Bedřich Smetana Museum
Bedřich Smetana Museum

The Bedřich Smetana Museum (Muzeum Bedřicha Smetany) in Prague is a museum which is dedicated to the life and works of famous Czech composer Bedřich Smetana (1824–1884). It is situated in the centre of Prague in a small block of buildings right next to Charles Bridge on the right bank of the river Vltava in the Old Town (Novotného lávka 1, 110 00 Praha 1). The building, designed by Antonín Wiehl, which was formerly owned by Prague Water Company, has housed the Smetana Museum since 1936. It is a grand building in the Renaissance style. The main part of the museum exhibits are on the first floor. The upper floors house archive material relating to Smetana, providing a centre for research. Exhibits include copies of letters, photographs and newspaper cuttings relating to Smetana’s life as well as various possessions including his earbone (Smetana suffered from deafness). There are also folders on music stands which contain material about some of Smetana’s most famous works.
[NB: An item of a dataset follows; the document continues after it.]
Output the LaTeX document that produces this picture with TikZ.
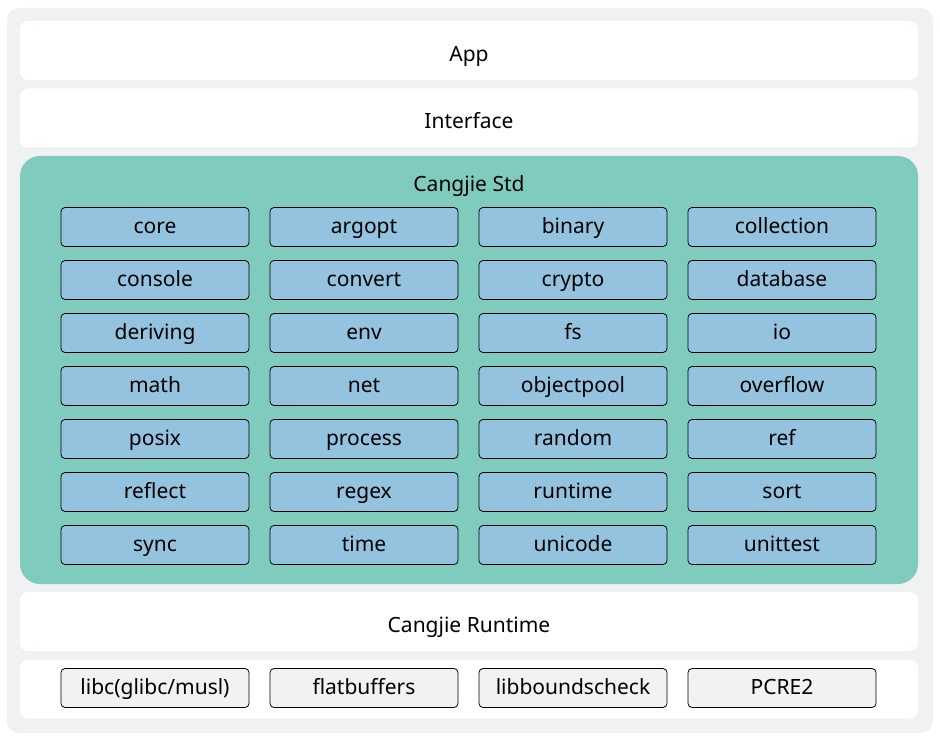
\documentclass[tikz,border=0pt]{standalone}
\usepackage{fontspec}
\setmainfont{Noto Sans}
\usetikzlibrary{positioning}

\definecolor{panelgray}{HTML}{F0F1F3}
\definecolor{stdteal}{HTML}{7FCCBF}
\definecolor{modblue}{HTML}{94C3E0}
\definecolor{libgray}{HTML}{F2F2F2}

\tikzset{
	layer/.style = {fill=white, rounded corners=8pt, minimum width=898pt, minimum height=59pt, inner sep=0pt,
		text height=24pt, text depth=2pt, font=\fontsize{21}{24}\selectfont},
	module/.style = {draw=black, line width=0.8pt, fill=modblue, rounded corners=4pt, minimum width=188pt, minimum height=39pt, inner sep=0pt,
		text height=16pt, text depth=3pt, font=\fontsize{21}{24}\selectfont},
	libbox/.style = {module, fill=libgray}
}

\begin{document}
\begin{tikzpicture}[x=1pt, y=-1pt]
		\useasboundingbox (0,0) rectangle (940,741);
		\fill[panelgray, rounded corners=12pt] (7,8) rectangle (933,733);

		\node[layer] (app) at (469,50.5) {App};
		\node[layer] (iface) at (469,118) {Interface};

		% standard library
		\node[fill=stdteal, rounded corners=20pt, minimum width=898pt, minimum height=428pt, inner sep=0pt] (std) at (469,370) {};
		\node[anchor=base, inner sep=0pt, font=\fontsize{21}{24}\selectfont] (stdtitle) at (469,191.7) {Cangjie Std};
		\foreach \name [count=\i from 0] in {
			core, argopt, binary, collection,
			console, convert, crypto, database,
			deriving, env, fs, io,
			math, net, objectpool, overflow,
			posix, process, random, ref,
			reflect, regex, runtime, sort,
			sync, time, unicode, unittest}
		{
			\pgfmathtruncatemacro{\row}{\i/4}
			\pgfmathtruncatemacro{\col}{mod(\i,4)}
			\node[module] (mod-\name) at (155+209*\col, 227+53*\row) {\name};
		}

		\node[layer] (rt) at (469,621.5) {Cangjie Runtime};

		% third party libraries
		\node[layer] (deps) at (469,689) {};
		\node[libbox] (libc) at (155,688) {libc(glibc/musl)};
		\node[libbox] (flatbuf) at (364,688) {flatbuffers};
		\node[libbox] (bounds) at (573,688) {libboundscheck};
		\node[libbox] (pcre) at (782,688) {PCRE2};
	\end{tikzpicture}
\end{document}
The visitor is able to listen to extracts from these works by zapping the required music stand with an electronic baton. Smetana was the leading Czech composer at a time when Czech nationalism was allowed to be expressed through the medium of the arts, which had so long been dominated by the official language, German. The Czech people were searching for their national identity and for the first time had the opportunity to perform plays and operas in Czech. The embodiment of this movement was the National Theatre which opened in November 1883 with a performance of a specially written opera by Smetana, Libuše, which deals with the legendary story of the foundation of Prague. His six symphonic poems Má vlast (My Country) describe various aspects of his homeland: its countryside and legends. The second of these tone-poems, Vltava, is especially popular. The main tune is broadcast over the public address system at Prague’s main railway station. The museum is open daily except on Tuesdays.